(1) An agency may impose a charge (a processing charge) for dealing with an access application at a rate of $30 per hour for each hour of processing time for the application.(2) The processing time for an application is the total amount of time that is necessary to be spent by any officer of the agency in:(a) dealing efficiently with the application (including consideration of the application, searching for records, consultation, decision-making and any other function exercised in connection with deciding the application), or(b) providing access in response to the application (based on the lowest reasonable estimate of the time that will need to be spent in providing that access).(3) The application fee of $30 paid by an applicant counts as a payment towards any processing charge payable by the applicant.(4) Access to government information granted in response to an access application may be made conditional on payment of any processing charge imposed for dealing with the application.
(1) An applicant is entitled to a 50% reduction in a processing charge imposed by an agency if the agency is satisfied that the applicant is suffering financial hardship.(2) The agency may refuse to allow the discount if satisfied that the applicant is making the application on behalf of another person in order to obtain the discount for that person.(3) The regulations may prescribe circumstances that constitute financial hardship.
(1) An applicant is entitled to a 50% reduction in a processing charge imposed by an agency if the agency is satisfied that the information applied for is of special benefit to the public generally.Note. The discount applies only to the processing charge, not the application fee. If a 50% reduction in processing charge applies, the application fee will pay for the first 2 hours of processing time (not just the first hour). See section 64.
A decision to refuse to reduce a processing charge is reviewable under Part 5.(2) If the information applied for was not publicly available at the time the application was received but the agency makes the information publicly available either before or within 3 working days after providing access to the applicant, the applicant is entitled to a full waiver of the processing charge imposed by the agency.(3) The Information Commissioner may, for the assistance of agencies, publish guidelines about reductions in processing charges under this section.
If an access application is made for personal information about the applicant (the applicant being an individual), the agency cannot impose any processing charge for the first 20 hours of processing time for the application.

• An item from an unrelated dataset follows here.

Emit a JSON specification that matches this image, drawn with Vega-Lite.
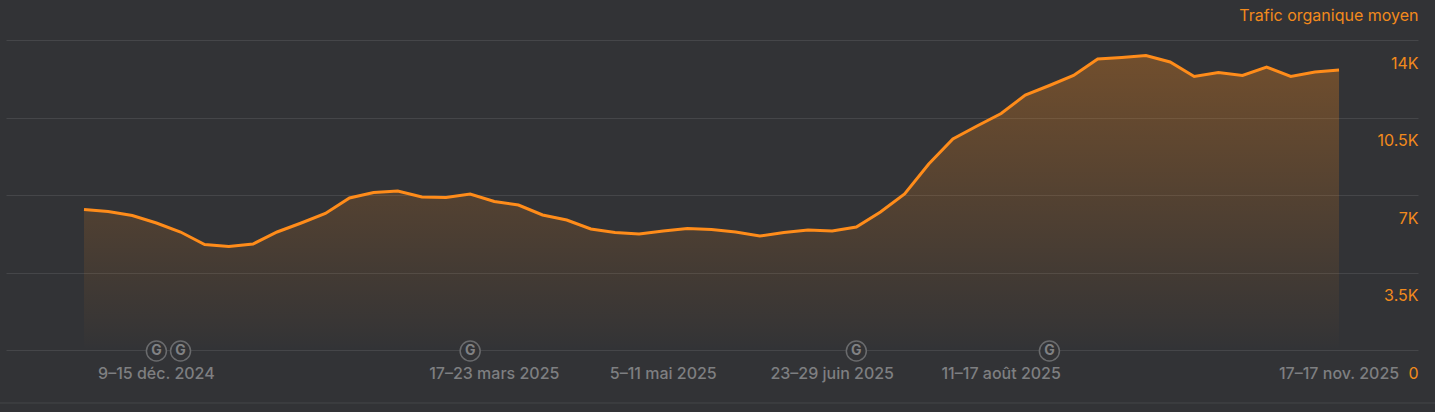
{
  "$schema": "https://vega.github.io/schema/vega-lite/v6.json",
  "width": 1412,
  "height": 310,
  "autosize": "none",
  "padding": {"left": 6, "top": 40, "right": 17, "bottom": 62},
  "background": "#323336",
  "config": {"view": {"stroke": null}, "font": "Inter"},
  "datasets": {
    "traffic": [
      {"week": "2024-11-18", "traffic": 6345},
      {"week": "2024-11-25", "traffic": 6255},
      {"week": "2024-12-02", "traffic": 6074},
      {"week": "2024-12-09", "traffic": 5735},
      {"week": "2024-12-16", "traffic": 5329},
      {"week": "2024-12-23", "traffic": 4765},
      {"week": "2024-12-30", "traffic": 4674},
      {"week": "2025-01-06", "traffic": 4787},
      {"week": "2025-01-13", "traffic": 5329},
      {"week": "2025-01-20", "traffic": 5735},
      {"week": "2025-01-27", "traffic": 6165},
      {"week": "2025-02-03", "traffic": 6864},
      {"week": "2025-02-10", "traffic": 7113},
      {"week": "2025-02-17", "traffic": 7181},
      {"week": "2025-02-24", "traffic": 6910},
      {"week": "2025-03-03", "traffic": 6887},
      {"week": "2025-03-10", "traffic": 7045},
      {"week": "2025-03-17", "traffic": 6706},
      {"week": "2025-03-24", "traffic": 6548},
      {"week": "2025-03-31", "traffic": 6097},
      {"week": "2025-04-07", "traffic": 5871},
      {"week": "2025-04-14", "traffic": 5465},
      {"week": "2025-04-21", "traffic": 5306},
      {"week": "2025-04-28", "traffic": 5239},
      {"week": "2025-05-05", "traffic": 5374},
      {"week": "2025-05-12", "traffic": 5487},
      {"week": "2025-05-19", "traffic": 5442},
      {"week": "2025-05-26", "traffic": 5329},
      {"week": "2025-06-02", "traffic": 5148},
      {"week": "2025-06-09", "traffic": 5306},
      {"week": "2025-06-16", "traffic": 5419},
      {"week": "2025-06-23", "traffic": 5374},
      {"week": "2025-06-30", "traffic": 5555},
      {"week": "2025-07-07", "traffic": 6232},
      {"week": "2025-07-14", "traffic": 7045},
      {"week": "2025-07-21", "traffic": 8400},
      {"week": "2025-07-28", "traffic": 9529},
      {"week": "2025-08-04", "traffic": 10116},
      {"week": "2025-08-11", "traffic": 10680},
      {"week": "2025-08-18", "traffic": 11516},
      {"week": "2025-08-25", "traffic": 11945},
      {"week": "2025-09-01", "traffic": 12397},
      {"week": "2025-09-08", "traffic": 13142},
      {"week": "2025-09-15", "traffic": 13209},
      {"week": "2025-09-22", "traffic": 13300},
      {"week": "2025-09-29", "traffic": 13006},
      {"week": "2025-10-06", "traffic": 12352},
      {"week": "2025-10-13", "traffic": 12532},
      {"week": "2025-10-20", "traffic": 12397},
      {"week": "2025-10-27", "traffic": 12780},
      {"week": "2025-11-03", "traffic": 12352},
      {"week": "2025-11-10", "traffic": 12555},
      {"week": "2025-11-17", "traffic": 12645}
    ],
    "ticks": [
      {"week": "2024-12-09", "label": "9–15 déc. 2024"},
      {"week": "2025-03-17", "label": "17–23 mars 2025"},
      {"week": "2025-05-05", "label": "5–11 mai 2025"},
      {"week": "2025-06-23", "label": "23–29 juin 2025"},
      {"week": "2025-08-11", "label": "11–17 août 2025"},
      {"week": "2025-11-17", "label": "17–17 nov. 2025"}
    ],
    "updates": [
      {"week": "2024-12-09", "mark": "G"},
      {"week": "2024-12-16", "mark": "G"},
      {"week": "2025-03-10", "mark": "G"},
      {"week": "2025-06-30", "mark": "G"},
      {"week": "2025-08-25", "mark": "G"}
    ]
  },
  "encoding": {
    "x": {
      "field": "week",
      "type": "temporal",
      "axis": null,
      "scale": {"domain": ["2024-10-26T09:00:00Z", "2025-12-09T21:40:00Z"], "nice": false}
    }
  },
  "layer": [
    {
      "data": {"name": "traffic"},
      "mark": {
        "type": "area",
        "clip": false,
        "color": {
          "gradient": "linear",
          "x1": 0, "y1": 0, "x2": 0, "y2": 1,
          "stops": [
            {"offset": 0, "color": "rgba(255,140,26,0.31)"},
            {"offset": 0.95, "color": "rgba(255,140,26,0.02)"},
            {"offset": 1, "color": "rgba(255,140,26,0)"}
          ]
        }
      },
      "encoding": {
        "y": {
          "field": "traffic",
          "type": "quantitative",
          "scale": {"domain": [0, 14000], "nice": false},
          "axis": {
            "orient": "right",
            "values": [0, 3500, 7000, 10500, 14000],
            "labelExpr": "datum.value == 0 ? '0' : datum.value / 1000 + 'K'",
            "grid": true,
            "gridColor": "#454649",
            "gridWidth": 1,
            "domain": false,
            "ticks": false,
            "labelAlign": "right",
            "labelBaseline": "middle",
            "labelPadding": 0,
            "labelOffset": 23,
            "labelFlush": false,
            "labelOverlap": false,
            "labelColor": "#f28a1c",
            "labelFontSize": 16,
            "title": "Trafic organique moyen",
            "titleColor": "#f28a1c",
            "titleFontSize": 16,
            "titleFontWeight": "normal",
            "titleAngle": 0,
            "titleAlign": "right",
            "titleBaseline": "middle",
            "titleX": 0,
            "titleY": -25
          }
        }
      }
    },
    {
      "data": {"name": "traffic"},
      "mark": {"type": "line", "color": "#ff8c1a", "strokeWidth": 3, "clip": false},
      "encoding": {"y": {"field": "traffic", "type": "quantitative"}}
    },
    {
      "data": {"name": "ticks"},
      "mark": {"type": "text", "color": "#7e7f81", "fontSize": 16, "fontWeight": 500, "dy": 24, "baseline": "middle", "align": "center"},
      "encoding": {"y": {"datum": 0}, "text": {"field": "label"}}
    },
    {
      "data": {"name": "updates"},
      "mark": {"type": "point", "shape": "circle", "size": 400, "filled": false, "fill": "#323336", "fillOpacity": 1, "stroke": "#6a6b6d", "strokeWidth": 1.5, "opacity": 1, "yOffset": 1},
      "encoding": {"y": {"datum": 0}}
    },
    {
      "data": {"name": "updates"},
      "mark": {"type": "text", "color": "#808183", "fontSize": 14, "fontWeight": "bold", "dy": 1, "baseline": "middle", "align": "center"},
      "encoding": {"y": {"datum": 0}, "text": {"field": "mark"}}
    },
    {
      "data": {"values": [{"from": "2024-10-24T15:00:00Z", "to": "2025-12-14T20:00:00Z", "level": -2393}]},
      "mark": {"type": "rule", "color": "#454649", "strokeWidth": 1},
      "encoding": {
        "x": {"field": "from", "type": "temporal"},
        "x2": {"field": "to"},
        "y": {"field": "level", "type": "quantitative"}
      }
    }
  ]
}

(1) An agency may by notice to an applicant require the applicant to make an advance payment of a processing charge (as an advance deposit).(2) The period within which the application is required to be decided stops running from when the decision to require an advance deposit is made until payment of the advance deposit is received by the agency.(3) The notice requiring an advance deposit must:(a) include a statement of the processing charges for work already undertaken by the agency in dealing with the application, and(b) include a statement of the estimated processing charges for work expected to be required to be undertaken by the agency in dealing with the application, and(c) specify a date by which the advance deposit must be paid (being a date at least 20 working days after the date the notice is given), and(d) include a statement that if the advance deposit is not paid by the due date the agency may refuse to deal further with the application and that this will result in any application fee and advance deposit already paid being forfeited.(4) An agency can extend the date by which an advance deposit must be paid and is to give the applicant notice of any extension (indicating the new date by which the advance deposit must be paid).
(1) The maximum advance deposit that can be required is 50% of the amount that the agency estimates to be the total processing charge for dealing with the application (ignoring any reduction in processing charge to which the applicant may be entitled).(2) More than one advance deposit can be required so long as the total of the advance deposits required does not exceed the maximum advance deposit.
(1) An agency may refuse to deal further with an access application if the applicant has failed to pay an advance deposit within the time required for payment (unless the applicant has applied for review under Part 5 of the decision to require the advance deposit within the time required for payment of the advance deposit).(2) An agency must give notice to the applicant of its decision to refuse to deal further with the application.(3) The review under Part 5 of a decision to refuse to deal further with an application for failure to pay an advance deposit is to be a review of both the decision to refuse to deal further with the application and the decision to impose the advance deposit (unless the decision to impose the advance deposit has already been reviewed under that Part).
(1) An applicant is entitled to a refund of advance deposits paid by the applicant to the extent (if any) that the advance deposits paid exceed the total processing charges payable for dealing with the application.